• **Problem**
Extract every line that contains the string "this".

#### Available records ####

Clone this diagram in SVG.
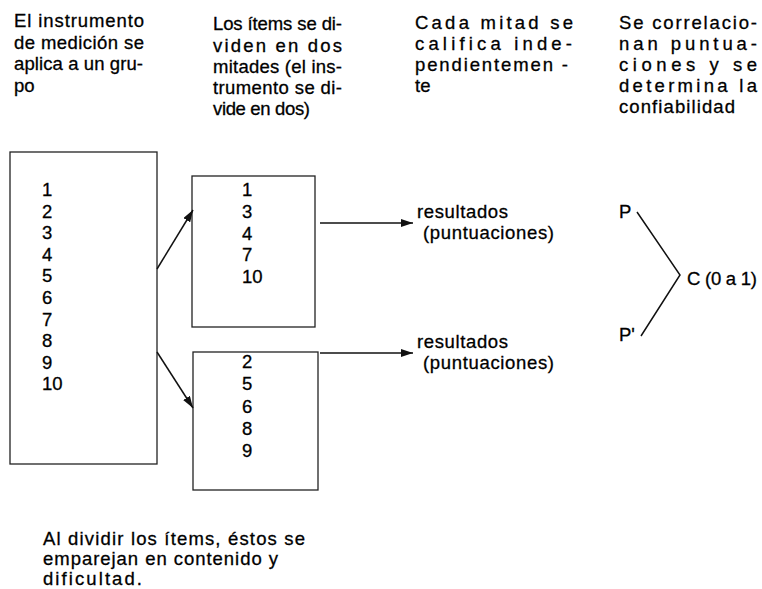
<svg xmlns="http://www.w3.org/2000/svg" width="762" height="589" viewBox="0 0 762 589">
<style>
text{font-family:"Liberation Sans",Arial,sans-serif;font-size:18.5px;fill:#000;stroke:#000;stroke-width:0.3}
.box{fill:none;stroke:#222;stroke-width:1.3}
.ln{fill:none;stroke:#111;stroke-width:1.5}
</style>
<defs>
<marker id="ah" viewBox="0 0 12 8" refX="12" refY="4" markerWidth="12" markerHeight="8" markerUnits="userSpaceOnUse" orient="auto">
<path d="M0,0 L12,4 L0,8 Z" fill="#111"/>
</marker>
</defs>
<rect width="762" height="589" fill="#fff"/>
<g id="header1">
<text x="14" y="27" textLength="130" lengthAdjust="spacing">El instrumento</text>
<text x="14" y="49" textLength="130" lengthAdjust="spacing">de medición se</text>
<text x="14" y="70" textLength="129" lengthAdjust="spacing">aplica a un gru-</text>
<text x="14" y="92">po</text>
</g>
<g id="header2">
<text x="213" y="30" textLength="129" lengthAdjust="spacing">Los ítems se di-</text>
<text x="213" y="52" textLength="129" lengthAdjust="spacing">viden en dos</text>
<text x="213" y="73" textLength="129" lengthAdjust="spacing">mitades (el ins-</text>
<text x="213" y="94" textLength="129" lengthAdjust="spacing">trumento se di-</text>
<text x="213" y="115" textLength="97" lengthAdjust="spacing">vide en dos)</text>
</g>
<g id="header3">
<text x="415" y="29" textLength="158" lengthAdjust="spacing">Cada mitad se</text>
<text x="415" y="50" textLength="157" lengthAdjust="spacing">califica inde-</text>
<text x="415" y="71" textLength="153" lengthAdjust="spacing">pendientemen -</text>
<text x="415" y="92">te</text>
</g>
<g id="header4">
<text x="619" y="29" textLength="138" lengthAdjust="spacing">Se correlacio-</text>
<text x="619" y="50" textLength="138" lengthAdjust="spacing">nan puntua-</text>
<text x="619" y="71" textLength="138" lengthAdjust="spacing">ciones y se</text>
<text x="619" y="92" textLength="138" lengthAdjust="spacing">determina la</text>
<text x="619" y="113" textLength="116" lengthAdjust="spacing">confiabilidad</text>
</g>
<g id="instrumento">
<rect class="box" x="10" y="152" width="147" height="312"/>
<text x="42" y="196">1</text>
<text x="42" y="217.6">2</text>
<text x="42" y="239.2">3</text>
<text x="42" y="260.8">4</text>
<text x="42" y="282.4">5</text>
<text x="42" y="304">6</text>
<text x="42" y="325.6">7</text>
<text x="42" y="347.2">8</text>
<text x="42" y="368.8">9</text>
<text x="42" y="390.4">10</text>
</g>
<g id="mitad1">
<rect class="box" x="192" y="176" width="123" height="151"/>
<text x="242" y="196">1</text>
<text x="242" y="217.75">3</text>
<text x="242" y="239.5">4</text>
<text x="242" y="261.25">7</text>
<text x="242" y="283">10</text>
</g>
<g id="mitad2">
<rect class="box" x="193" y="352" width="125" height="138"/>
<text x="242" y="368">2</text>
<text x="242" y="390.25">5</text>
<text x="242" y="412.5">6</text>
<text x="242" y="434.75">8</text>
<text x="242" y="457">9</text>
</g>
<g id="resultados1">
<text x="417" y="218" textLength="91" lengthAdjust="spacing">resultados</text>
<text x="423" y="239" textLength="131" lengthAdjust="spacing">(puntuaciones)</text>
</g>
<g id="resultados2">
<text x="417" y="348" textLength="91" lengthAdjust="spacing">resultados</text>
<text x="423" y="369" textLength="131" lengthAdjust="spacing">(puntuaciones)</text>
</g>
<g id="correlacion">
<text x="619" y="218">P</text>
<text x="619" y="341">P'</text>
<text x="687" y="285" textLength="70" lengthAdjust="spacing">C (0 a 1)</text>
</g>
<g id="nota">
<text x="43" y="545" textLength="262" lengthAdjust="spacing">Al dividir los ítems, éstos se</text>
<text x="43" y="565" textLength="235" lengthAdjust="spacing">emparejan en contenido y</text>
<text x="43" y="585" textLength="99" lengthAdjust="spacing">dificultad.</text>
</g>
<g id="connectors">
<line class="ln" x1="157" y1="269" x2="193" y2="210" marker-end="url(#ah)"/>
<line class="ln" x1="157" y1="352" x2="193" y2="408" marker-end="url(#ah)"/>
<line class="ln" x1="320" y1="223" x2="413" y2="223" marker-end="url(#ah)"/>
<line class="ln" x1="320" y1="353" x2="413" y2="353" marker-end="url(#ah)"/>
<polyline class="ln" points="637,212 680,275 641,336"/>
</g>
</svg>
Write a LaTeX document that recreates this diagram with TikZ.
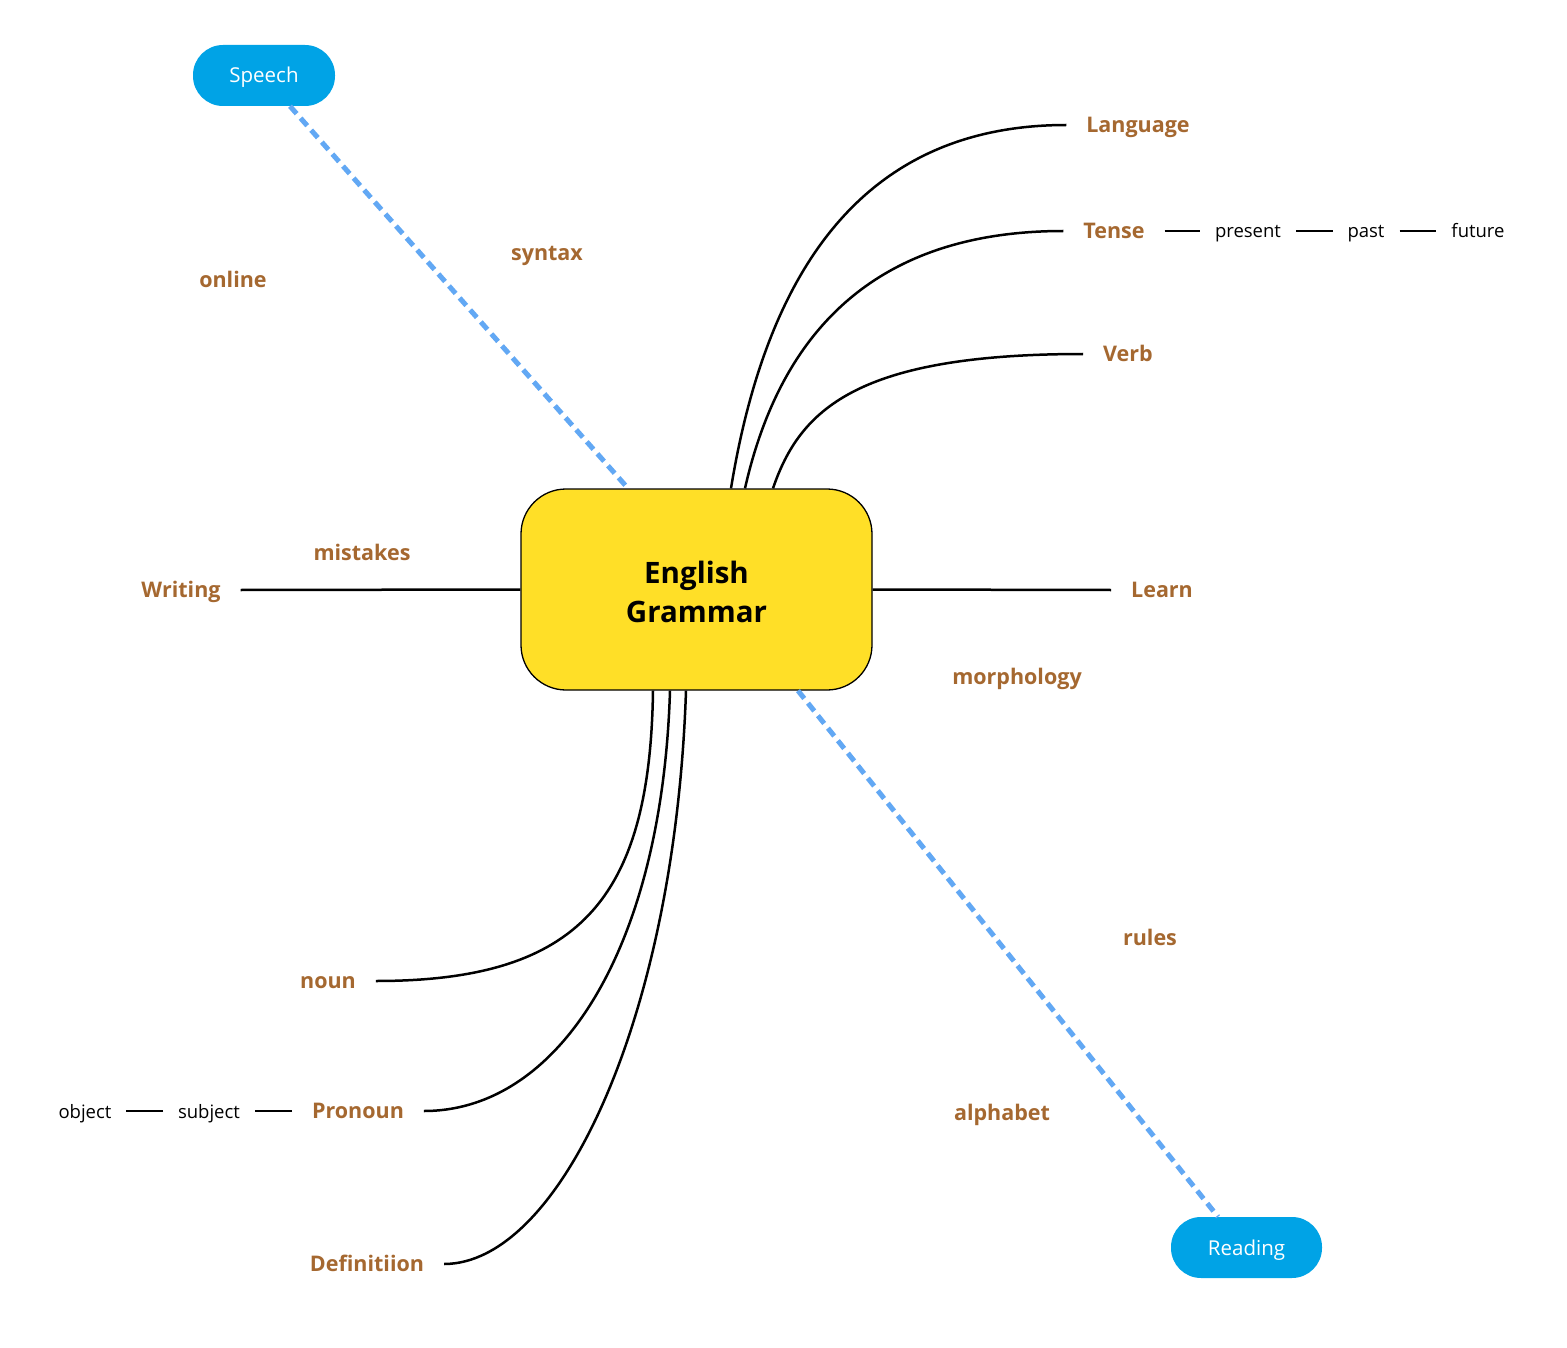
\documentclass[tikz,border=0pt]{standalone}
\usepackage{fontspec}
\setmainfont{Open Sans}
\definecolor{topicbrown}{RGB}{165,104,48}
\definecolor{rootyellow}{RGB}{255,223,39}
\definecolor{pillblue}{RGB}{0,163,230}
\definecolor{linkblue}{RGB}{98,168,244}
\begin{document}
\begin{tikzpicture}[x=1pt, y=-1pt,
    root/.style={draw=black, line width=1.3pt, fill=rootyellow, rounded corners=45pt,
        minimum width=351pt, minimum height=201pt, align=center,
        font=\fontsize{29.5}{39}\selectfont\bfseries},
    topic/.style={text=topicbrown, font=\fontsize{21.5}{25}\selectfont\bfseries,
        inner sep=0pt, text height=15.5pt, text depth=1pt, outer xsep=20pt},
    subtopic/.style={font=\fontsize{18.5}{22}\selectfont, inner sep=0pt,
        text height=14pt, text depth=0pt, outer xsep=15pt},
    pill/.style={fill=pillblue, text=white, rounded corners=30pt, minimum height=61pt,
        font=\fontsize{20.5}{24}\selectfont, text height=15pt, text depth=0pt},
    branch/.style={line width=2.5pt},
    link/.style={linkblue, line width=5pt, dash pattern=on 10pt off 6pt}]
    \useasboundingbox[fill=white] (0,0) rectangle (1567,1348);

    % central topic
    \node[root] (eg) at (696.5,589.5) {\rule{0pt}{28pt}English\\Grammar};

    % floating pills
    \node[pill, minimum width=142pt] (speech) at (264,75.5) {Speech};
    \node[pill, minimum width=151pt] (reading) at (1246.5,1247.5) {Reading};

    % topics
    \node[topic] (language) at (1138,125) {Language};
    \node[topic] (tense) at (1114,231) {Tense};
    \node[topic] (verb) at (1128,354) {Verb};
    \node[topic] (learn) at (1162,590) {Learn};
    \node[topic] (writing) at (181,590) {Writing};
    \node[topic] (noun) at (328,981) {noun};
    \node[topic] (pronoun) at (358,1111) {Pronoun};
    \node[topic] (definition) at (367,1264) {Definitiion};

    \node[subtopic] (present) at (1248,231) {present};
    \node[subtopic] (past) at (1366,231) {past};
    \node[subtopic] (future) at (1478,231) {future};
    \node[subtopic] (subject) at (209,1111) {subject};
    \node[subtopic] (object) at (85,1111) {object};

    % loose labels
    \node[topic] (online) at (233,280) {online};
    \node[topic] (syntax) at (547,253) {syntax};
    \node[topic] (mistakes) at (362,553) {mistakes};
    \node[topic] (morphology) at (1017,677) {morphology};
    \node[topic] (rules) at (1150,938) {rules};
    \node[topic] (alphabet) at (1002,1113) {alphabet};

    % branches
    \draw[branch] ([xshift=34.5pt]eg.north) .. controls +(39,-239) and +(-188,0) .. (language.west);
    \draw[branch] ([xshift=48.5pt]eg.north) .. controls +(38,-168) and +(-177,0) .. (tense.west);
    \draw[branch] ([xshift=76.5pt]eg.north) .. controls +(27,-79) and +(-226,0) .. (verb.west);
    \draw[branch] (eg.east) -- (learn.west);
    \draw[branch] (eg.west) -- (writing.east);
    \draw[branch] ([xshift=-43.5pt]eg.south) .. controls +(-3,210) and +(202,0) .. (noun.east);
    \draw[branch] ([xshift=-26.5pt]eg.south) .. controls +(-8,260) and +(134,0) .. (pronoun.east);
    \draw[branch] ([xshift=-10.5pt]eg.south) .. controls +(-11,330) and +(115,0) .. (definition.east);

    \draw[branch] (tense.east) -- (present.west);
    \draw[branch] (present.east) -- (past.west);
    \draw[branch] (past.east) -- (future.west);
    \draw[branch] (pronoun.west) -- (subject.east);
    \draw[branch] (subject.west) -- (object.east);

    % dashed links
    \draw[link] ([xshift=26pt]speech.south) -- ([xshift=-68.5pt]eg.north);
    \draw[link] ([xshift=101.5pt]eg.south) -- ([xshift=-28.5pt]reading.north);
\end{tikzpicture}
\end{document}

####

• **Exercise output**
Clone this diagram in SVG.
Write a LaTeX document that recreates this diagram with TikZ.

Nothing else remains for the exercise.